This is not a question of the modelyear, this depends on the specific control module. Your specific ECU talks only with KWP-2000, while your central convenience control module talks with the old KWP-1281.

_Quote, originally posted by *tbarr* »_Do I select this protocol or does the adapter know which one to pick?

When VAG-COM establishes a connection, VAG-COM automaticly determines the correct protocol for a control module.

_Quote, originally posted by *tbarr* »_I see the "for faster CPU option" and then check boxes for each of the protocols. Should I be selecting something here. They are currently unchecked.

The option screen should be *standard* all the time, except you are experiencing problems. I suggest not to make changes there.


----------



## Uwe (Jan 16, 2000)

Tom,
E-Mail me. Uwe (at) Ross-Tech.com
-Uwe-


----------



## Theresias (Feb 11, 2004)

Ok, here we go:
http://www.ross-tech.com/vag-c...1.lbl
http://www.ross-tech.com/vag-c...W.lbl
Save both files to your */VAG-COM/labels/* folder.


----------



## tbarr (Jun 23, 2005)

*Re: (Theresias)*

Thanks Sebastian!
Hopefully it was not a major undertaking. I owe you...
Tom


----------



## kop (Jun 26, 2015)

*How to repair message 'Labels: Redir Fail!' for VW Passat B6 2.0 FSI BVY, JYL.*

Hello!

How to repair message 'Labels: Redir Fail!' in autoscan of VCDS 12.12?

'"01-Engine -- Status: Malfunction 0010
...
Address 01: Engine Labels: Redir Fail!
Part No SW: 06F 997 058 P HW: 06F 906 056 EK
Component: MED9.5.10 G00 3192 
Revision: 69H04--- Serial number: VWZCZ000000000
Coding: 0000072
Shop #: WSC 00102 935 179055
VCID: 428BAC831D7A0A0EC27-8017'

Passat B6 2.0 FSI BVY, JYL.

Kind regards,
Dmitry


----------



## GTI's (Nov 27, 2011)

Looks like you need to get a real RossTech scan tool, if it is real then upgrade from your current 12.12 to 17.8.1 from here http://www.ross-tech.com/vcds/download/current.php

And that was one big bump


----------



## kop (Jun 26, 2015)

GTI's said:


> Looks like you need to get a real RossTech scan tool, if it is real then upgrade from your current 12.12 to 17.8.1 from here http://www.ross-tech.com/vcds/download/current.php
> 
> And that was one big bump


I installed from the site, but it did not work. I uninstalled and reinstalled 12.12. My car is more than 10 year old. 12.12 is only couple of years old.
How to find the label file?


----------



## GTI's (Nov 27, 2011)

From RT

"When you see Labels: None or Labels: Redir. Failed", there is no Label File for this control module."


----------



## kop (Jun 26, 2015)

GTI's said:


> From RT
> 
> "When you see Labels: None or Labels: Redir. Failed", there is no Label File for this control module."

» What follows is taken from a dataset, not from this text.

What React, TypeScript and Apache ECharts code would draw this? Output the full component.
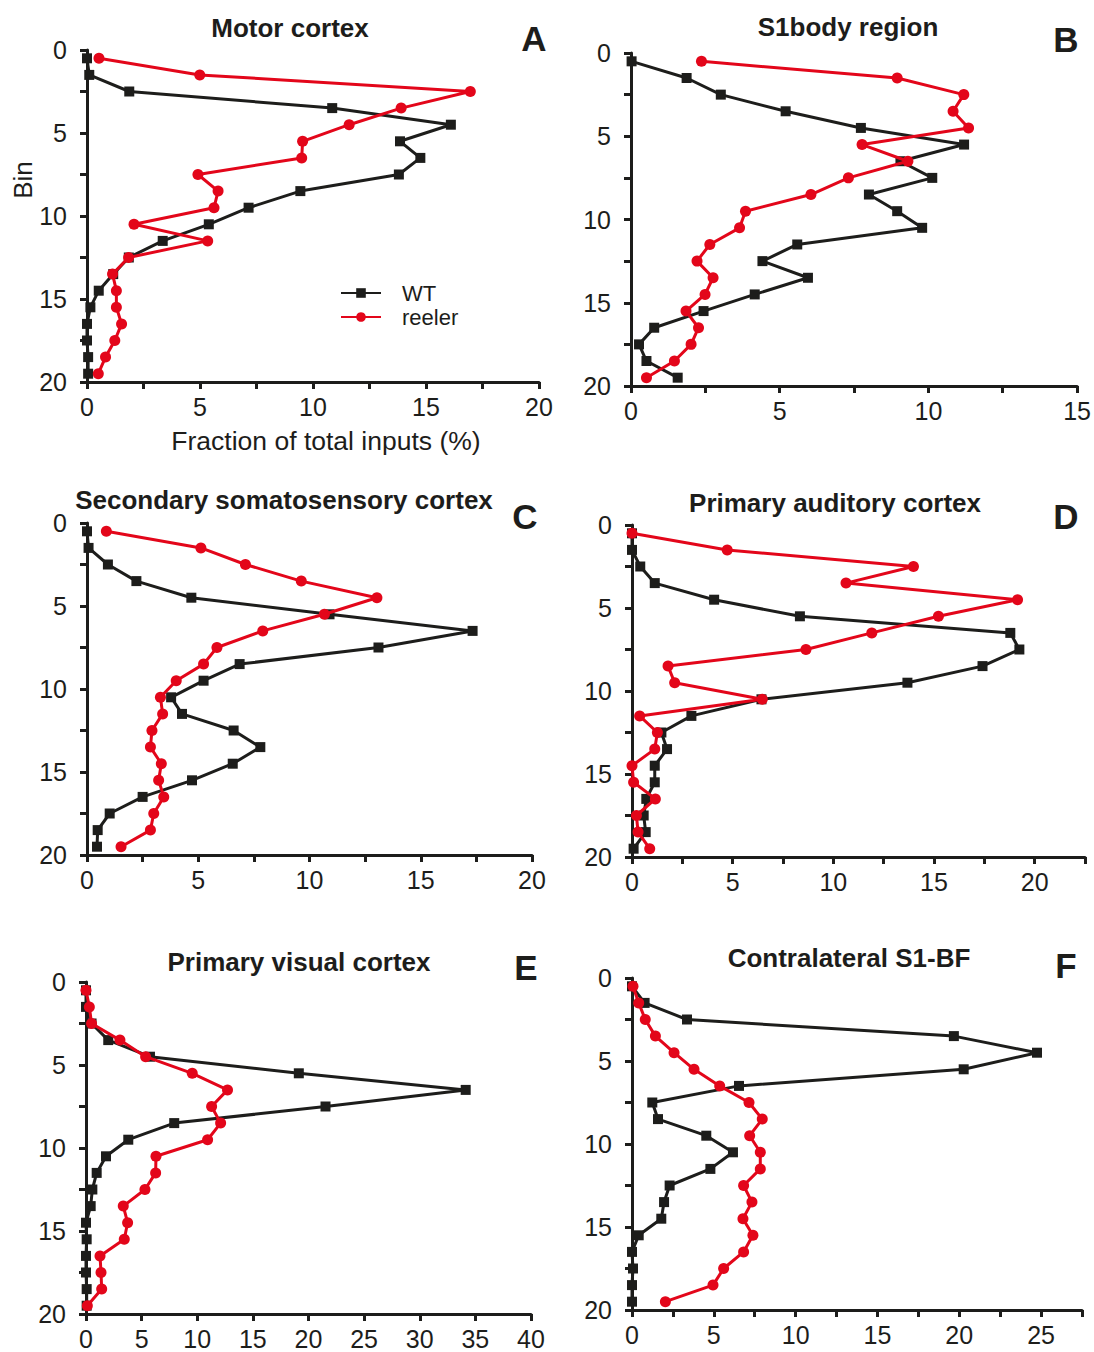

Thanks for replying! Where or how to get the file for this control module?


----------



## GTI's (Nov 27, 2011)

You will need to ask RossTech that question since they are the ones that create the files in the first place.


----------



## cuppie (May 4, 2005)

You get the label file automatically, when you (re)install VCDS.  

Are you using a genuine cable? Or, a third-party cable with VCDS-Lite? 
(if you were running third-party cable w/ a cracked full version, GTFO, we can't help you fix that. Need to do a legit method.)


----------



## kop (Jun 26, 2015)

GTI's said:


> You will need to ask RossTech that question since they are the ones that create the files in the first place.


Their forum does not allow my account to post a question.


----------



## kop (Jun 26, 2015)

cuppie said:


> You get the label file automatically, when you (re)install VCDS.
> 
> Are you using a genuine cable? Or, a third-party cable with VCDS-Lite?
> (if you were running third-party cable w/ a cracked full version, GTFO, we can't help you fix that. Need to do a legit method.)


I do not know if the cable is a genuine or third-party. I bought it used from another person.
How to make the file or from where to get it?


----------



## GTI's (Nov 27, 2011)

kop said:


> Their forum does not allow my account to post a question.


Did your cable come with a software disc to install, if so fake Vcds Vagcom.


----------